Fixer le prix de vente d’un appartement en dessous de sa valeur réelle peut réserver de mauvaises surprises à un acheteur, lorsque «le cadeau» ne saute pas aux yeux des juges. Si les locataires contestent le loyer, c’est en effet le prix figurant sur l’acte de vente qui servira de base au calcul du rendement admissible. Une bailleresse genevoise l’a appris à ses dépens, et a dû accorder une réduction de loyer de 40% à ses locataires.
L’affaire présentait une particularité: l’appartement – un duplex qui appartenait initialement au père de la bailleresse – se trouvait dans une zone où, conformément à la loi genevoise, le prix de vente et les loyers des appartements étaient soumis à un contrôle étatique pour une durée définie.
Le père – architecte et promoteur – avait tenté de vendre ce bien à un couple en 2010. L’Office cantonal du logement avait alors fixé le prix de vente maximal à 1 307 000 fr. La transaction n’avait pas abouti. La même année, l’architecte a finalement cédé le duplex à sa fille pour un montant de 1 071 040 fr. Par la suite, il lui a aussi accordé plusieurs avantages financiers: il a notamment remboursé les deux hypothèques qu’elle avait contractées pour l’achat de l’appartement et a renoncé à percevoir le solde du prix de vente.
En 2020, à l’expiration d’une période de contrôle de dix ans, l’immeuble est entré dans le marché libre. Les locataires du duplex ont saisi cette occasion pour exiger une réduction de loyer, considérant que le rendement locatif était abusif. Leur calcul se basait sur le prix de vente de 1 071 040 fr. mentionné dans l’acte notarié. De son côté, la propriétaire soutenait que c’était la somme de 1 307 000 fr., fixée par l’Office cantonal du logement en 2010, qui devait servir de référence. Selon elle, le prix avantageux auquel elle avait acquis le logement résultait d’une donation mixte. Ce qui lui permettait, conformément aux règles établies par la jurisprudence, de rectifier le prix de vente en l’ajustant à sa valeur réelle.
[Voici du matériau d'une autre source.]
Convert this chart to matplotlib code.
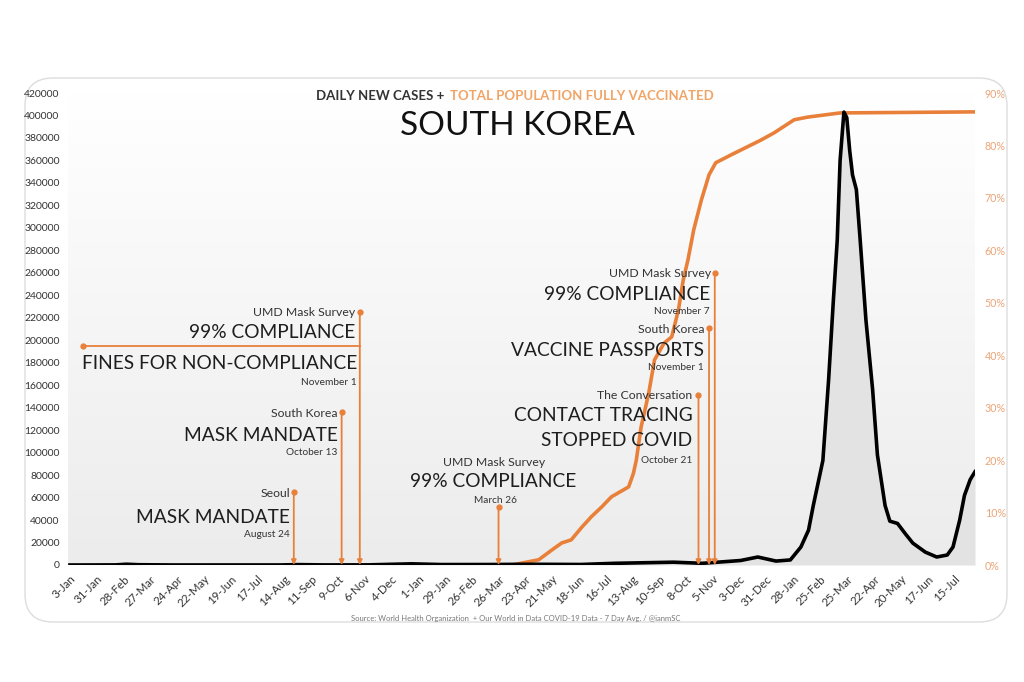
import numpy as np
import pandas as pd
import matplotlib.pyplot as plt
from matplotlib.patches import FancyBboxPatch
from matplotlib.colors import LinearSegmentedColormap

plt.rcParams['font.family'] = ['Lato', 'DejaVu Sans']

# daily new cases, 7 day average
case_dates = ['2020-01-03', '2020-02-20', '2020-03-02', '2020-03-15', '2020-04-20',
              '2020-08-10', '2020-08-28', '2020-09-25', '2020-11-10', '2020-12-25',
              '2021-01-25', '2021-03-15', '2021-05-01', '2021-06-20', '2021-07-25',
              '2021-09-25', '2021-10-25', '2021-12-04', '2021-12-22', '2022-01-10',
              '2022-01-25', '2022-02-05', '2022-02-13', '2022-02-18', '2022-02-28',
              '2022-03-06', '2022-03-11', '2022-03-15', '2022-03-18', '2022-03-22',
              '2022-03-25', '2022-03-28', '2022-03-31', '2022-04-04', '2022-04-08',
              '2022-04-14', '2022-04-21', '2022-04-26', '2022-05-04', '2022-05-09',
              '2022-05-17', '2022-05-25', '2022-06-02', '2022-06-15', '2022-06-27',
              '2022-07-08', '2022-07-14', '2022-07-21', '2022-07-26', '2022-08-01',
              '2022-08-06']
case_values = [0, 100, 700, 250, 30,
               40, 350, 80, 120, 1050,
               400, 430, 650, 450, 1500,
               2500, 1500, 4000, 7100, 3500,
               4500, 16000, 31000, 53000, 93000,
               165000, 236000, 289000, 360000, 403000,
               398000, 369000, 347000, 334000, 289000,
               218000, 156000, 98000, 53000, 39000,
               37000, 28000, 19500, 11500, 7100,
               8900, 16000, 40000, 62000, 76000,
               83000]

# total population fully vaccinated, %
vax_dates = ['2021-04-09', '2021-05-07', '2021-05-21', '2021-05-31', '2021-06-10',
             '2021-06-21', '2021-07-01', '2021-07-12', '2021-07-22', '2021-08-09',
             '2021-08-14', '2021-08-17', '2021-08-22', '2021-08-30', '2021-09-05',
             '2021-09-15', '2021-09-23', '2021-09-30', '2021-10-05', '2021-10-10',
             '2021-10-16', '2021-10-24', '2021-11-01', '2021-11-08', '2021-11-24',
             '2021-12-25', '2022-01-08', '2022-01-29', '2022-02-12', '2022-03-01',
             '2022-03-18', '2022-08-06']
vax_pct = [0, 1.0, 2.9, 4.2, 4.8,
           7.2, 9.2, 11.1, 13.0, 14.9,
           17.5, 20.0, 26.3, 32.8, 39.1,
           42.3, 43.5, 48.6, 54.3, 58.2,
           63.9, 69.6, 74.4, 76.7, 78.2,
           81.0, 82.4, 84.9, 85.4, 85.8,
           86.2, 86.4]

tick_dates = pd.date_range('2020-01-03', '2022-07-15', freq='28D')
tick_labels = [f"{d.day}-{d:%b}" for d in tick_dates]
left_ticks = list(range(0, 420001, 20000))
right_ticks = list(range(0, 91, 10))

# event notes: date, top of marker, alignment, (text, y, kind, dx px)
notes = [
    dict(date='2020-08-24', top=65000, ha='right', lines=[
        ('Seoul', 63200, 's', -4), ('MASK MANDATE', 42700, 'b', -4), ('August 24', 26700, 'd', -4)]),
    dict(date='2020-10-13', top=136000, ha='right', lines=[
        ('South Korea', 135200, 's', -4), ('MASK MANDATE', 114800, 'b', -4), ('October 13', 99700, 'd', -4)]),
    dict(date='2020-11-01', top=225000, ha='right', lines=[
        ('UMD Mask Survey', 225100, 's', -5), ('99% COMPLIANCE', 207300, 'b', -5),
        ('FINES FOR NON-COMPLIANCE', 179700, 'b', -3), ('November 1', 162800, 'd', -3)]),
    dict(date='2021-03-26', top=52000, ha='center', lines=[
        ('UMD Mask Survey', 91600, 's', -4), ('99% COMPLIANCE', 73900, 'b', -5), ('March 26', 57800, 'd', -3)]),
    dict(date='2021-10-21', top=151000, ha='right', lines=[
        ('The Conversation', 150400, 's', -6), ('CONTACT TRACING', 132600, 'b', -6),
        ('STOPPED COVID', 111200, 'b', -6), ('October 21', 93400, 'd', -6)]),
    dict(date='2021-11-01', top=211000, ha='right', lines=[
        ('South Korea', 210000, 's', -5), ('VACCINE PASSPORTS', 191300, 'b', -5), ('November 1', 175300, 'd', -5)]),
    dict(date='2021-11-07', top=260000, ha='right', lines=[
        ('UMD Mask Survey', 259800, 's', -4), ('99% COMPLIANCE', 241100, 'b', -5), ('November 7', 226000, 'd', -5)]),
]
fines_start, fines_end, fines_y = '2020-01-17', '2020-11-01', 194900

orange = '#e8803a'
dark = '#1e1e1e'
text_style = {'s': dict(fontsize=8.8, color='#333333'),
              'b': dict(fontsize=13.8, color=dark),
              'd': dict(fontsize=7.3, color='#333333')}

fig = plt.figure(figsize=(10.24, 6.82), dpi=100)

# card + gradient background, in pixel units
bg = fig.add_axes([0, 0, 1, 1])
bg.add_patch(FancyBboxPatch((25, 78), 982, 544, boxstyle='round,pad=0,rounding_size=28',
                            fc='white', ec='#dddddd', lw=1, zorder=0))
grad = np.linspace(0, 1, 256)[:, None]
cmap = LinearSegmentedColormap.from_list('g', ['#ffffff', '#ececec'])
bg.imshow(grad, cmap=cmap, extent=[68, 975, 565, 93], aspect='auto', zorder=1)
bg.set_xlim(0, 1024)
bg.set_ylim(682, 0)
bg.axis('off')

ax = fig.add_axes([68 / 1024, 1 - 565 / 682, 907 / 1024, 472 / 682])
ax2 = ax.twinx()
ax.set_zorder(ax2.get_zorder() + 1)
ax.patch.set_visible(False)
ax2.patch.set_visible(False)

cd = pd.to_datetime(case_dates)
vd = pd.to_datetime(vax_dates)

ax.fill_between(cd, case_values, color='#e3e3e3', lw=0, zorder=1)
ax.plot(cd, case_values, color='black', lw=2.6, solid_joinstyle='round', zorder=3)
ax2.plot(vd, vax_pct, color=orange, lw=2.6, solid_joinstyle='round')

ax.set_xlim(pd.Timestamp('2020-01-01'), pd.Timestamp('2022-08-06'))
ax.set_ylim(0, 420000)
ax2.set_ylim(0, 90)

ax.set_yticks(left_ticks)
ax.set_yticklabels([str(v) for v in left_ticks])
ax2.set_yticks(right_ticks)
ax2.set_yticklabels([f'{v}%' for v in right_ticks])
ax.set_xticks(tick_dates)
ax.set_xticklabels(tick_labels, rotation=45, ha='right', va='top', rotation_mode='anchor')

ax.tick_params(axis='y', length=0, pad=6, labelsize=7.5, labelcolor='#333333')
ax.tick_params(axis='x', length=0, pad=6, labelsize=8.3, labelcolor='#333333')
ax2.tick_params(axis='y', length=0, pad=7, labelsize=7.7, labelcolor='#eba476')
for a in (ax, ax2):
    for s in a.spines.values():
        s.set_visible(False)

# event markers
for n in notes:
    d = pd.Timestamp(n['date'])
    ax.annotate('', xy=(d, 0), xytext=(d, n['top']),
                arrowprops=dict(arrowstyle='-|>', color=orange, lw=1.3,
                                shrinkA=0, shrinkB=0, mutation_scale=7), zorder=4)
    ax.plot([d], [n['top']], 'o', color=orange, ms=3.5, zorder=4)
    for txt, y, kind, dx in n['lines']:
        ax.annotate(txt, xy=(d, y), xytext=(dx * 0.72, 0), textcoords='offset points',
                    ha=n['ha'], va='center', zorder=5, **text_style[kind])

fs, fe = pd.Timestamp(fines_start), pd.Timestamp(fines_end)
ax.plot([fs, fe], [fines_y, fines_y], color=orange, lw=1.3, zorder=4)
ax.plot([fs], [fines_y], 'o', color=orange, ms=3.5, zorder=4)

# titles
fig.text(448 / 1024, 1 - 96 / 682, 'DAILY NEW CASES + ', ha='right', va='center',
         fontsize=9.5, fontweight='bold', color='#333333')
fig.text(450 / 1024, 1 - 96 / 682, 'TOTAL POPULATION FULLY VACCINATED', ha='left', va='center',
         fontsize=9.5, fontweight='bold', color='#f0a466')
fig.text(517 / 1024, 1 - 126 / 682, 'SOUTH KOREA', ha='center', va='center',
         fontsize=24, color='#111111')
fig.text(516 / 1024, 1 - 618 / 682,
         'Source: World Health Organization  + Our World in Data COVID-19 Data - 7 Day Avg. / @ianmSC',
         ha='center', va='center', fontsize=5.5, color='#777777')

fig.savefig('out.png', dpi=100)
Le Tribunal fédéral lui a donné tort. Les explications jugées «confuses» du père n’ont pas suffi à établir son intention claire et sans équivoque de favoriser sa fille au moment du transfert. Ce n’est qu’ultérieurement qu’il a pris en charge ses hypothèques et renoncé au solde du prix de vente. Par ailleurs, la différence entre le prix convenu et celui fixé par l’Office cantonal du logement était peu significative. Les juges n’ont dès lors retenu aucune raison de s’écarter du texte clair de l’acte de vente, qui précisait «mentionner l’intégralité du prix».